## Given instruction
Write out the opening lines of the data word for word, up to and including the line with "const yMax = 100;", and leave every picture and every later line out.

— Start of Available data —

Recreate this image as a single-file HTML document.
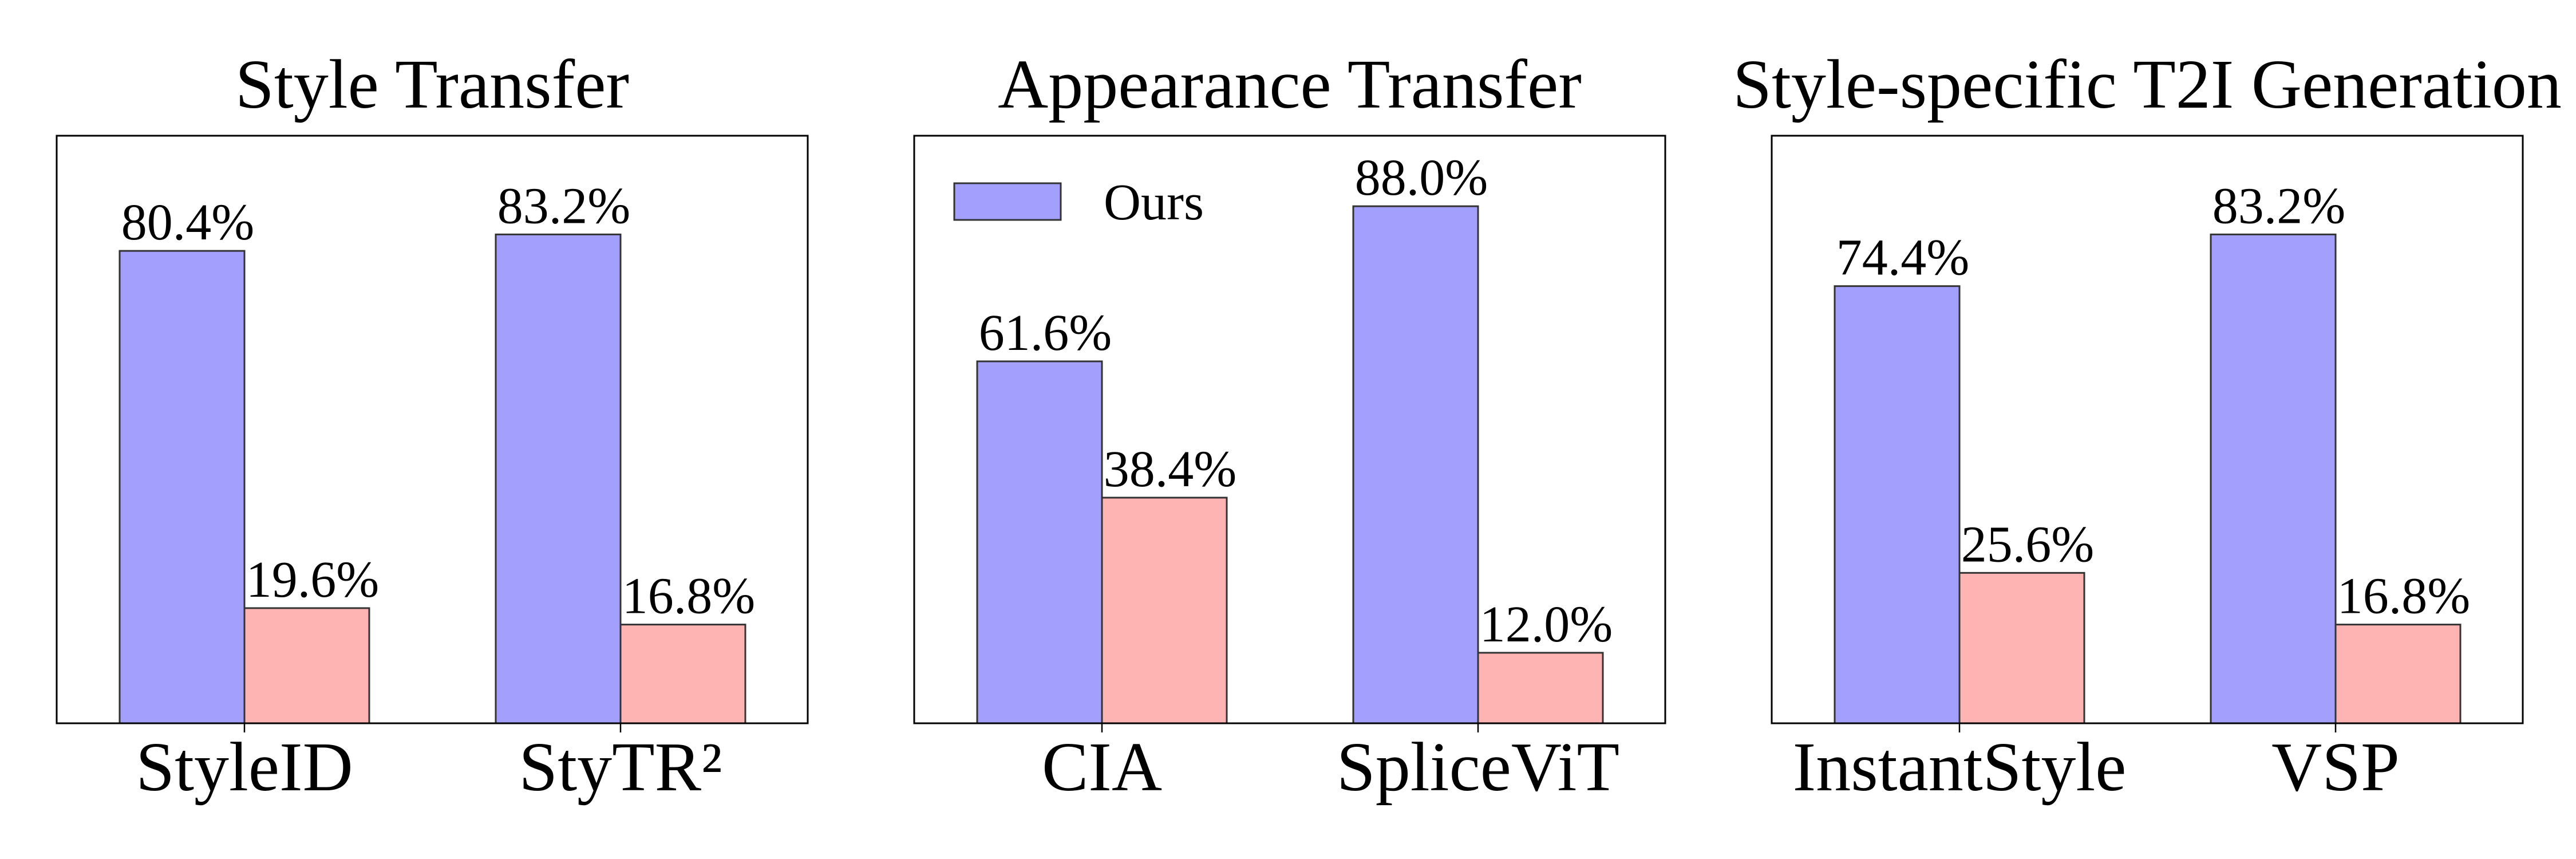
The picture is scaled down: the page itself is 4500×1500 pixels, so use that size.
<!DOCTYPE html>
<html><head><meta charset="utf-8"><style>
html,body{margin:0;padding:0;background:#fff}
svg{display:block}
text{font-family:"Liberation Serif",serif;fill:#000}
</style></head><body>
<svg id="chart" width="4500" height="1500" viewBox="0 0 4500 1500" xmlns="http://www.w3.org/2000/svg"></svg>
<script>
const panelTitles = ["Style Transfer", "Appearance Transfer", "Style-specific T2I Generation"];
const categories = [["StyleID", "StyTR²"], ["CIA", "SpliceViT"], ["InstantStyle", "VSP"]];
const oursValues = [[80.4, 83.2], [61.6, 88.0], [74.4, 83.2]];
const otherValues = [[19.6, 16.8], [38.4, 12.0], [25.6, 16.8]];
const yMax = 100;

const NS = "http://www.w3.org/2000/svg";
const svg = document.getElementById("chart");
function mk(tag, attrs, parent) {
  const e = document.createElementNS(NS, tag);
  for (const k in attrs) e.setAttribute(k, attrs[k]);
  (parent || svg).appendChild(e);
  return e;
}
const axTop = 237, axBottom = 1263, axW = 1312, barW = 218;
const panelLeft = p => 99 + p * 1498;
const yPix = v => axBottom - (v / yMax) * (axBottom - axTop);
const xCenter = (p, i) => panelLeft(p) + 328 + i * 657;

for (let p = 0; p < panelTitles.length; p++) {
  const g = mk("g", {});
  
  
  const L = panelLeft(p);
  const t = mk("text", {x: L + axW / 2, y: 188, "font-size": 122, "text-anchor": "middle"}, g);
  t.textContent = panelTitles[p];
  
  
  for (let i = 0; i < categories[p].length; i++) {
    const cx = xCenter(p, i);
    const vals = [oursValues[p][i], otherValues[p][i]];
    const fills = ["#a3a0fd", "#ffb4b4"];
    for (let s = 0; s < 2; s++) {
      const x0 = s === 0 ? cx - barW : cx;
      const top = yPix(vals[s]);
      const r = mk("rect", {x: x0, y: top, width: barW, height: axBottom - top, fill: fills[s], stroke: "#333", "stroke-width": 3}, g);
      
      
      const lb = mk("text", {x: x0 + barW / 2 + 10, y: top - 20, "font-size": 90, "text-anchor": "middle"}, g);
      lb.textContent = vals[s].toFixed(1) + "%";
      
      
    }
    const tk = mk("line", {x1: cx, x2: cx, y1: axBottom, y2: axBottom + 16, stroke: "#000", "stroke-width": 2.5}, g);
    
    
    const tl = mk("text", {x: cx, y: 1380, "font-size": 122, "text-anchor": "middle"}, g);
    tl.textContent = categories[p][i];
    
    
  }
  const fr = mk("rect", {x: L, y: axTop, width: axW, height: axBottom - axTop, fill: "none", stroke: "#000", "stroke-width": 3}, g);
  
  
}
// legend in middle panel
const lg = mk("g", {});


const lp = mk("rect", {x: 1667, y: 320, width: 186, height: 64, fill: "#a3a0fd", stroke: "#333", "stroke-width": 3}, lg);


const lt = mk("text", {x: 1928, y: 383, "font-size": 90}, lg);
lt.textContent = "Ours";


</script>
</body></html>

— End of Available data —

## Task solution
Recreate this image as a single-file HTML document.
The picture is scaled down: the page itself is 4500×1500 pixels, so use that size.
<!DOCTYPE html>
<html><head><meta charset="utf-8"><style>
html,body{margin:0;padding:0;background:#fff}
svg{display:block}
text{font-family:"Liberation Serif",serif;fill:#000}
</style></head><body>
<svg id="chart" width="4500" height="1500" viewBox="0 0 4500 1500" xmlns="http://www.w3.org/2000/svg"></svg>
<script>
const panelTitles = ["Style Transfer", "Appearance Transfer", "Style-specific T2I Generation"];
const categories = [["StyleID", "StyTR²"], ["CIA", "SpliceViT"], ["InstantStyle", "VSP"]];
const oursValues = [[80.4, 83.2], [61.6, 88.0], [74.4, 83.2]];
const otherValues = [[19.6, 16.8], [38.4, 12.0], [25.6, 16.8]];
const yMax = 100;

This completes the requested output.